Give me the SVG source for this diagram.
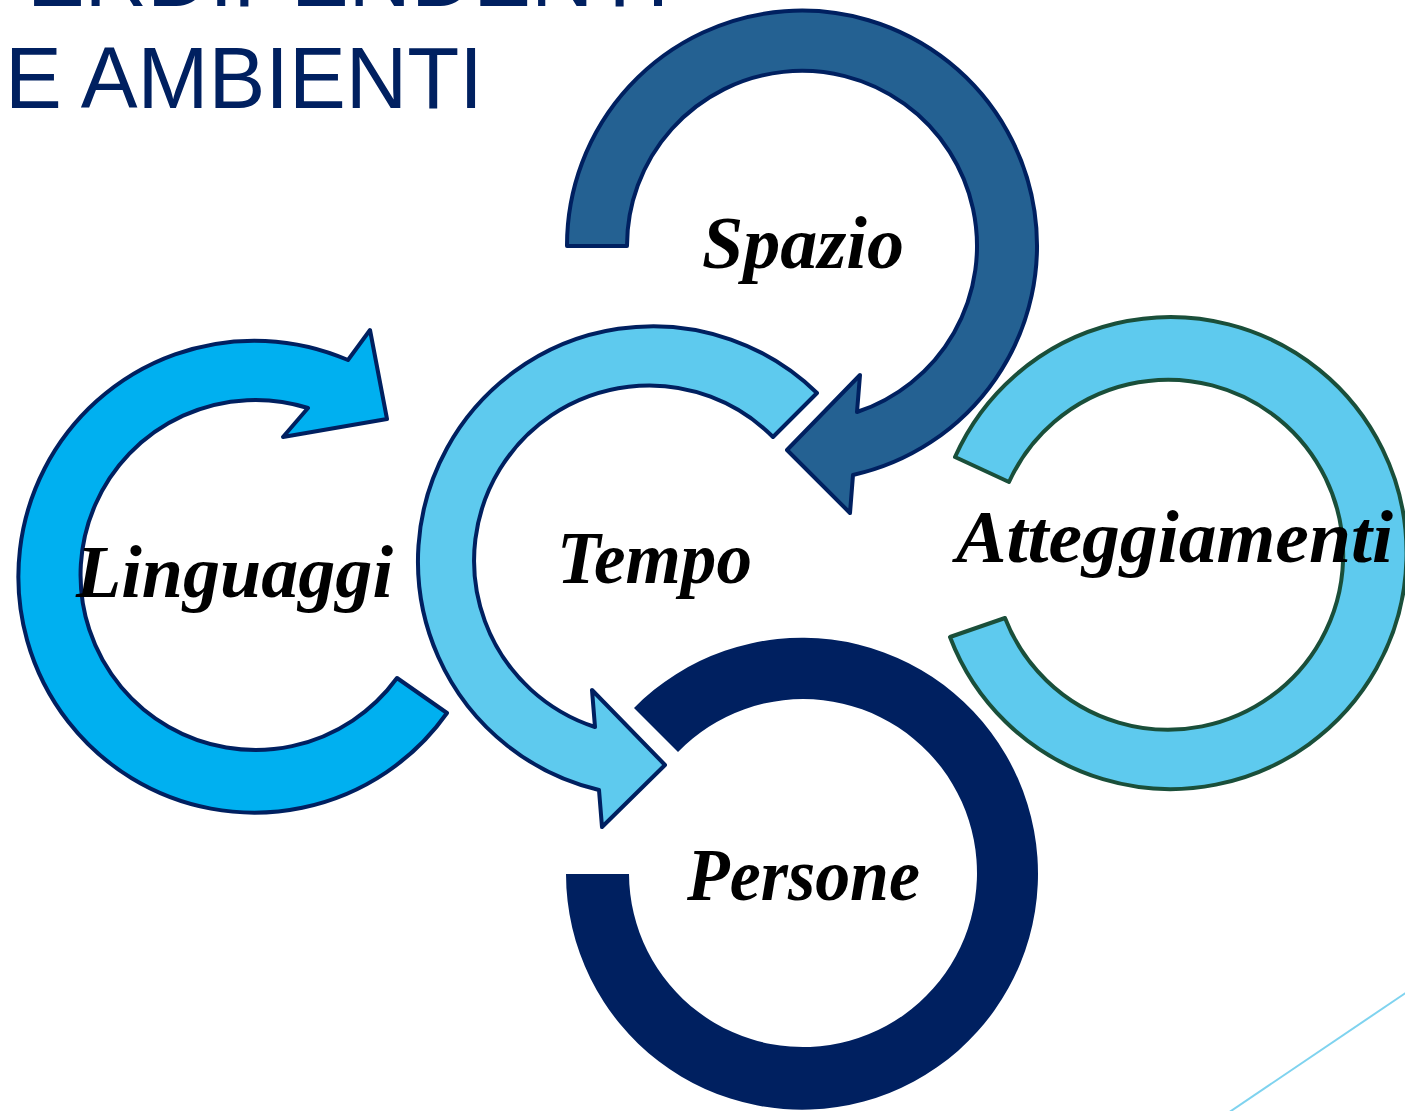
<svg xmlns="http://www.w3.org/2000/svg" width="1405" height="1111" viewBox="0 0 1405 1111">
<style>
.title{font-family:"Liberation Sans",Arial,sans-serif;font-size:88px;fill:#002060}
.lbl{font-family:"Liberation Serif","Times New Roman",serif;font-style:italic;font-weight:bold;font-size:74px;fill:#000}
.ring{stroke-width:4;stroke-linejoin:round}
</style>
<rect width="1405" height="1111" fill="#fff"/>
<g id="title">
<text class="title" x="27" y="6" textLength="643" lengthAdjust="spacingAndGlyphs">ERDIPENDENTI</text>
<text class="title" x="5" y="108" textLength="478" lengthAdjust="spacingAndGlyphs">E AMBIENTI</text>
</g>
<line x1="1228" y1="1113" x2="1407" y2="992" stroke="#7fd3ef" stroke-width="2"/>
<g id="connectors">
<g id="spazio">
<path class="ring" fill="#246192" stroke="#002060" d="M567,246 A235,235 0 1 1 853,475 L850,513 L787,450 L860,375 L857,412 A175,175 0 1 0 627,246 Z"/>
</g>
<g id="tempo">
<path class="ring" fill="#5ecaee" stroke="#002060" d="M817,393 A235,235 0 1 0 599,790 L602,827 L665,765 L592,690 L595,727 A175,175 0 1 1 773,437 Z"/>
</g>
<g id="linguaggi">
<path class="ring" fill="#00b0f0" stroke="#002060" d="M447,713 A236,236 0 1 1 348,360 L370,330 L387,419 L283,437 L308,408 A175,175 0 1 0 397,678 Z"/>
</g>
<g id="atteggiamenti">
<path class="ring" fill="#5ecaee" stroke="#1a4f3a" d="M955,457 A236,236 0 1 1 950,637 L1005,618 A175,175 0 1 0 1009,482 Z"/>
</g>
<g id="persone">
<path fill="#002060" d="M634,708 A236,236 0 1 1 566,874 L629,874 A174,174 0 1 0 678,752 Z"/>
</g>
</g>
<g id="labels">
<text class="lbl" x="702" y="268" textLength="202" lengthAdjust="spacingAndGlyphs">Spazio</text>
<text class="lbl" x="557" y="583" textLength="195" lengthAdjust="spacingAndGlyphs">Tempo</text>
<text class="lbl" x="76" y="597" textLength="317" lengthAdjust="spacingAndGlyphs">Linguaggi</text>
<text class="lbl" x="956" y="562" textLength="437" lengthAdjust="spacingAndGlyphs">Atteggiamenti</text>
<text class="lbl" x="687" y="900" textLength="233" lengthAdjust="spacingAndGlyphs">Persone</text>
</g>
</svg>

**WHAT IS ASKED:** Leave the pictures out and copy the rest of the data exactly.

**SOLUTION TO THIS TASK:**
Give me the SVG source for this diagram.
<svg xmlns="http://www.w3.org/2000/svg" width="1405" height="1111" viewBox="0 0 1405 1111">
<style>
.title{font-family:"Liberation Sans",Arial,sans-serif;font-size:88px;fill:#002060}
.lbl{font-family:"Liberation Serif","Times New Roman",serif;font-style:italic;font-weight:bold;font-size:74px;fill:#000}
.ring{stroke-width:4;stroke-linejoin:round}
</style>
<rect width="1405" height="1111" fill="#fff"/>
<g id="title">
<text class="title" x="27" y="6" textLength="643" lengthAdjust="spacingAndGlyphs">ERDIPENDENTI</text>
<text class="title" x="5" y="108" textLength="478" lengthAdjust="spacingAndGlyphs">E AMBIENTI</text>
</g>
<line x1="1228" y1="1113" x2="1407" y2="992" stroke="#7fd3ef" stroke-width="2"/>
<g id="connectors">
<g id="spazio">
<path class="ring" fill="#246192" stroke="#002060" d="M567,246 A235,235 0 1 1 853,475 L850,513 L787,450 L860,375 L857,412 A175,175 0 1 0 627,246 Z"/>
</g>
<g id="tempo">
<path class="ring" fill="#5ecaee" stroke="#002060" d="M817,393 A235,235 0 1 0 599,790 L602,827 L665,765 L592,690 L595,727 A175,175 0 1 1 773,437 Z"/>
</g>
<g id="linguaggi">
<path class="ring" fill="#00b0f0" stroke="#002060" d="M447,713 A236,236 0 1 1 348,360 L370,330 L387,419 L283,437 L308,408 A175,175 0 1 0 397,678 Z"/>
</g>
<g id="atteggiamenti">
<path class="ring" fill="#5ecaee" stroke="#1a4f3a" d="M955,457 A236,236 0 1 1 950,637 L1005,618 A175,175 0 1 0 1009,482 Z"/>
</g>
<g id="persone">
<path fill="#002060" d="M634,708 A236,236 0 1 1 566,874 L629,874 A174,174 0 1 0 678,752 Z"/>
</g>
</g>
<g id="labels">
<text class="lbl" x="702" y="268" textLength="202" lengthAdjust="spacingAndGlyphs">Spazio</text>
<text class="lbl" x="557" y="583" textLength="195" lengthAdjust="spacingAndGlyphs">Tempo</text>
<text class="lbl" x="76" y="597" textLength="317" lengthAdjust="spacingAndGlyphs">Linguaggi</text>
<text class="lbl" x="956" y="562" textLength="437" lengthAdjust="spacingAndGlyphs">Atteggiamenti</text>
<text class="lbl" x="687" y="900" textLength="233" lengthAdjust="spacingAndGlyphs">Persone</text>
</g>
</svg>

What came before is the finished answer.